● **Goal of the exercise**: Reproduce all the material exactly, minus any pictures it holds.
==*==
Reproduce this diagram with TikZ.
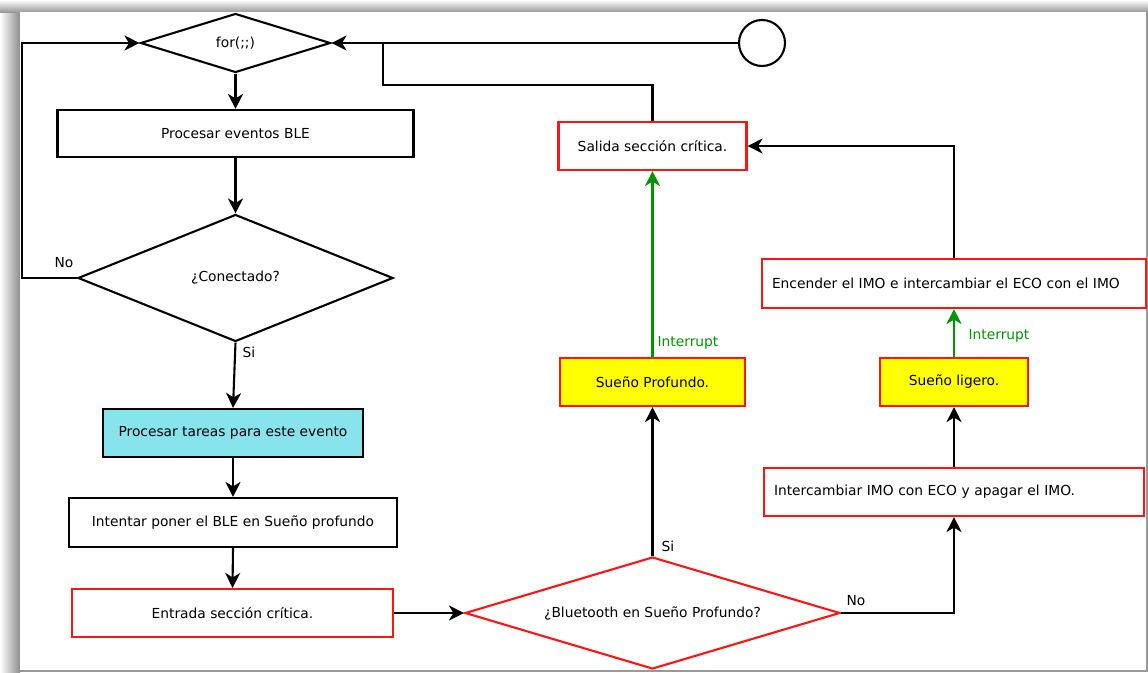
\documentclass[tikz,border=0pt]{standalone}
\usepackage{fontspec}
\setmainfont{DejaVu Sans}
\usetikzlibrary{shapes.geometric,arrows.meta}
\definecolor{boxred}{RGB}{255,20,20}
\definecolor{boxcyan}{RGB}{136,228,236}
\definecolor{boxyellow}{RGB}{255,255,0}
\definecolor{intgreen}{RGB}{0,150,0}
\tikzset{
  box/.style={draw, rectangle, minimum height=48pt, inner sep=0pt, align=center},
  redbox/.style={box, draw=boxred},
  dia/.style={draw, diamond, inner sep=0pt},
  arr/.style={-{Stealth[length=15pt,width=15pt,inset=4.5pt]}},
  lbl/.style={inner sep=0pt},
}
\begin{document}
\begin{tikzpicture}[x=1pt, y=-1pt, line width=2.1pt, font=\fontsize{13.8}{16}\selectfont]
\useasboundingbox (0,0) rectangle (1148,672);
% frame and shadow
\fill[white] (0,0) rectangle (1148,672);
\shade[left color=white, right color=black!45, draw=none] (0,0) rectangle (20,672);
\shade[top color=white, bottom color=black!40, draw=none] (0,0) rectangle (1148,12);
\fill[white] (20,12) rectangle (1146,670);
\fill[black!40] (1146,12) rectangle (1148,672);
\fill[black!40] (20,670) rectangle (1148,672);

% nodes
\node[dia, aspect=3.22, minimum width=190pt, minimum height=59pt] (for) at (235.5,43) {for(;;)};
\node[box, minimum width=356pt, minimum height=47pt] (ev) at (235.5,133.5) {Procesar eventos BLE};
\node[dia, aspect=2.48, minimum width=315pt, minimum height=127pt] (con) at (235.5,278) {¿Conectado?};
\node[box, fill=boxcyan, minimum width=260pt] (tar) at (233,433) {Procesar tareas para este evento};
\node[box, minimum width=328pt, minimum height=49pt] (int) at (233,522.5) {Intentar poner el BLE en Sueño profundo};
\node[redbox, minimum width=321pt] (ent) at (232.5,613) {Entrada sección crítica.};
\node[dia, draw=boxred, aspect=3.35, minimum width=375pt, minimum height=112pt] (blu) at (652.5,613) {¿Bluetooth en Sueño Profundo?};
\node[redbox, fill=boxyellow, minimum width=185pt] (prof) at (652.5,382) {Sueño Profundo.};
\node[redbox, minimum width=188pt] (sal) at (652.5,146) {Salida sección crítica.};
\node[draw, circle, minimum size=46pt, inner sep=0pt] (circ) at (762,43) {};
\node[redbox, text width=364pt, align=left, inner xsep=10pt, minimum height=49pt] (enc) at (954,283.5) {Encender el IMO e intercambiar el ECO con el IMO};
\node[redbox, fill=boxyellow, minimum width=148pt] (lig) at (954,382) {Sueño ligero.};
\node[redbox, text width=360pt, align=left, inner xsep=10pt] (itc) at (954,492) {Intercambiar IMO con ECO y apagar el IMO.};

% labels
\node[lbl] (lno1) at (64,263) {No};
\node[lbl] (lsi1) at (249,352) {Si};
\node[lbl] (lsi2) at (668,546) {Si};
\node[lbl] (lno2) at (856,601) {No};
\node[lbl, text=intgreen] (lint1) at (688,343) {Interrupt};
\node[lbl, text=intgreen] (lint2) at (999,336) {Interrupt};

% helper coordinates
\coordinate (leftrail) at (22,278);
\coordinate (bend) at (383,85);
\coordinate (join) at (383,43);

% connectors
\draw[arr] (for.south) -- (ev.north);
\draw[arr] (ev.south) -- (con.north);
\draw[arr] (con.south) -- (tar.north);
\draw[arr] (con.west) -- (leftrail) |- (for.west);
\draw[arr] (tar.south) -- (int.north);
\draw[arr] (int.south) -- (ent.north);
\draw[arr] (ent.east) -- (blu.west);
\draw[arr] (blu.north) -- (prof.south);
\draw[arr, draw=intgreen, fill=intgreen] (prof.north) -- (sal.south);
\draw (sal.north) |- (bend) -- (join);
\draw[arr] (circ.west) -- (for.east);
\draw[arr] (blu.east) -| (itc.south);
\draw[arr] (itc.north) -- (lig.south);
\draw[arr, draw=intgreen, fill=intgreen] (lig.north) -- (enc.south);
\draw[arr] (enc.north) |- (sal.east);
\end{tikzpicture}
\end{document}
==*==
● **Exercise answer**:
Reproduce this diagram with TikZ.
\documentclass[tikz,border=0pt]{standalone}
\usepackage{fontspec}
\setmainfont{DejaVu Sans}
\usetikzlibrary{shapes.geometric,arrows.meta}
\definecolor{boxred}{RGB}{255,20,20}
\definecolor{boxcyan}{RGB}{136,228,236}
\definecolor{boxyellow}{RGB}{255,255,0}
\definecolor{intgreen}{RGB}{0,150,0}
\tikzset{
  box/.style={draw, rectangle, minimum height=48pt, inner sep=0pt, align=center},
  redbox/.style={box, draw=boxred},
  dia/.style={draw, diamond, inner sep=0pt},
  arr/.style={-{Stealth[length=15pt,width=15pt,inset=4.5pt]}},
  lbl/.style={inner sep=0pt},
}
\begin{document}
\begin{tikzpicture}[x=1pt, y=-1pt, line width=2.1pt, font=\fontsize{13.8}{16}\selectfont]
\useasboundingbox (0,0) rectangle (1148,672);
% frame and shadow
\fill[white] (0,0) rectangle (1148,672);
\shade[left color=white, right color=black!45, draw=none] (0,0) rectangle (20,672);
\shade[top color=white, bottom color=black!40, draw=none] (0,0) rectangle (1148,12);
\fill[white] (20,12) rectangle (1146,670);
\fill[black!40] (1146,12) rectangle (1148,672);
\fill[black!40] (20,670) rectangle (1148,672);

% nodes
\node[dia, aspect=3.22, minimum width=190pt, minimum height=59pt] (for) at (235.5,43) {for(;;)};
\node[box, minimum width=356pt, minimum height=47pt] (ev) at (235.5,133.5) {Procesar eventos BLE};
\node[dia, aspect=2.48, minimum width=315pt, minimum height=127pt] (con) at (235.5,278) {¿Conectado?};
\node[box, fill=boxcyan, minimum width=260pt] (tar) at (233,433) {Procesar tareas para este evento};
\node[box, minimum width=328pt, minimum height=49pt] (int) at (233,522.5) {Intentar poner el BLE en Sueño profundo};
\node[redbox, minimum width=321pt] (ent) at (232.5,613) {Entrada sección crítica.};
\node[dia, draw=boxred, aspect=3.35, minimum width=375pt, minimum height=112pt] (blu) at (652.5,613) {¿Bluetooth en Sueño Profundo?};
\node[redbox, fill=boxyellow, minimum width=185pt] (prof) at (652.5,382) {Sueño Profundo.};
\node[redbox, minimum width=188pt] (sal) at (652.5,146) {Salida sección crítica.};
\node[draw, circle, minimum size=46pt, inner sep=0pt] (circ) at (762,43) {};
\node[redbox, text width=364pt, align=left, inner xsep=10pt, minimum height=49pt] (enc) at (954,283.5) {Encender el IMO e intercambiar el ECO con el IMO};
\node[redbox, fill=boxyellow, minimum width=148pt] (lig) at (954,382) {Sueño ligero.};
\node[redbox, text width=360pt, align=left, inner xsep=10pt] (itc) at (954,492) {Intercambiar IMO con ECO y apagar el IMO.};

% labels
\node[lbl] (lno1) at (64,263) {No};
\node[lbl] (lsi1) at (249,352) {Si};
\node[lbl] (lsi2) at (668,546) {Si};
\node[lbl] (lno2) at (856,601) {No};
\node[lbl, text=intgreen] (lint1) at (688,343) {Interrupt};
\node[lbl, text=intgreen] (lint2) at (999,336) {Interrupt};

% helper coordinates
\coordinate (leftrail) at (22,278);
\coordinate (bend) at (383,85);
\coordinate (join) at (383,43);

% connectors
\draw[arr] (for.south) -- (ev.north);
\draw[arr] (ev.south) -- (con.north);
\draw[arr] (con.south) -- (tar.north);
\draw[arr] (con.west) -- (leftrail) |- (for.west);
\draw[arr] (tar.south) -- (int.north);
\draw[arr] (int.south) -- (ent.north);
\draw[arr] (ent.east) -- (blu.west);
\draw[arr] (blu.north) -- (prof.south);
\draw[arr, draw=intgreen, fill=intgreen] (prof.north) -- (sal.south);
\draw (sal.north) |- (bend) -- (join);
\draw[arr] (circ.west) -- (for.east);
\draw[arr] (blu.east) -| (itc.south);
\draw[arr] (itc.north) -- (lig.south);
\draw[arr, draw=intgreen, fill=intgreen] (lig.north) -- (enc.south);
\draw[arr] (enc.north) |- (sal.east);
\end{tikzpicture}
\end{document}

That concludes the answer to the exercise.